Ja. In der niederländischen Fußball-Liga werden die physischen Banner neben den Toren mittlerweile durch virtuelle Versionen mit wechselnden Motiven ersetzt. Und bei einigen Sportarten in Australien oder den USA werden Werbelogos längst auf den Rasen oder Hallenboden „gezaubert“, wo es sonst gar keine Werbetafeln gibt.

Warum passiert das in Deutschland nicht?

Weil es im Medienstaatsvertrag strenge Regeln gibt.
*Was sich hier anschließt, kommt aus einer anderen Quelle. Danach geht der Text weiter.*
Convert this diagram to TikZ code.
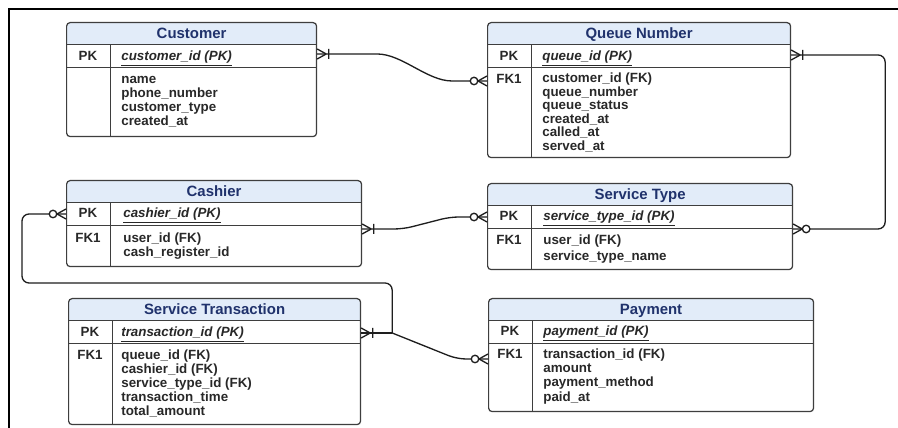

Nach denen muss bei jeder Übertragung auch der Hinweis auf virtuelle Werbung eingeblendet werden. Zudem darf virtuelle Werbung nur übertragen werden, wenn „eine am Ort der Übertragung ohnehin bestehende Werbung ersetzt wird“.

Kann ich denn als TV-Zuschauer gar nicht sehen, wie es im Stadion tatsächlich aussieht?

Kommt auf ihren Fernseher an. Wenn Sie ein modernes Smart-TV haben, können Sie das manchmal. Überträgt die ARD, wählt man dafür die Live-Stream-Übertragung für den „Tactical Feed“ aus. Nachteil: Sie sehen die ganze Partie dann aus der Vogelperspektive.